Beginning in late July, residential property owners started to receive their new property values after the conclusion of Summit County’s triennial appraisal update for 2017.

“The value of my house went up over 28 percent which I thought was pretty high,” said Lynne Hillegas, of Cuyahoga Falls.

Dozens of Summit County residents, including Hillegas, stopped by one of the county’s 10 community meetings to address concerns related to property values with an appraiser.

Hillegas spoke to an appraiser about her home’s nearly 30 percent jump in value that left her concerned about an increase in taxes.

“[The appraiser] did answer that all of that won’t be on my tax bill.

She still plans to meet with an appraiser at her home..

“Maybe I’ll be lucky enough to get a reduction,” said Hillegas.

After Summit County completed their 3-year, in-house evaluations (appraisals based on comparing similar home values in the area) on about 275,000 parcels, they received around 3,500 claims.

“That’s not all just disputing that their value is too high,” said Tom Minninger, Director of Appraisals for the

Summit County Fiscal Office. "It could be a change in their listing. We’ve actually had a few who want their values up.”

So does it work to issue a claim with the county to dispute the appraisal?

“Oh yes,” said Minninger.

There’s proof that it works.

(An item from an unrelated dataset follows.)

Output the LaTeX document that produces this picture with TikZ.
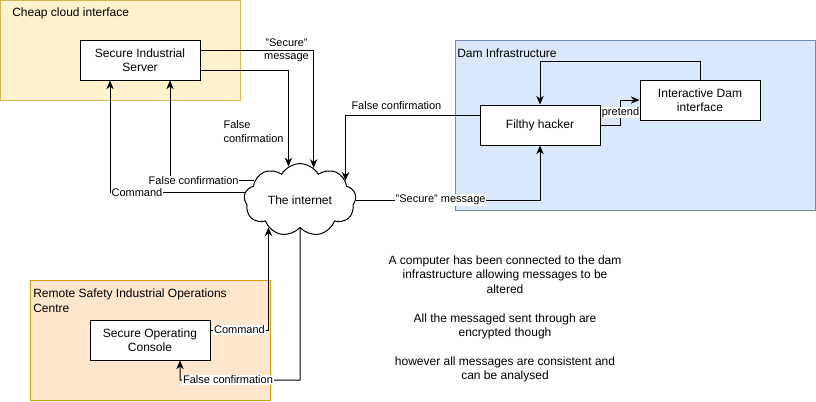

In Geauga County, one resident took her concerns to the county auditor’s office after her home value increased approximately $30,000. The office helped to negotiate a new deal that same day bringing that number back down.

“We’re here to help, not punish,” said Geauga County Auditor Frank Gliha.

Other counties provide similar efforts, too.

“A taxpayer who disagrees with the proposed value of his property during the triennial/sexennial reappraisal process may informally dispute it by responding to the County’s “Proposed Value Notice”, writing to the Fiscal Officer, or going on-line and completing the form,” said Mary Louise Madigan, director of communications with Cuyahoga County.

The current process of disputing your home’s appraisal value is considered “informal,” according to Madigan.

If your “informal” claim isn’t accepted, there’s another chance to file a complaint with your county’s board of revision beginning Jan. 1 through March 31.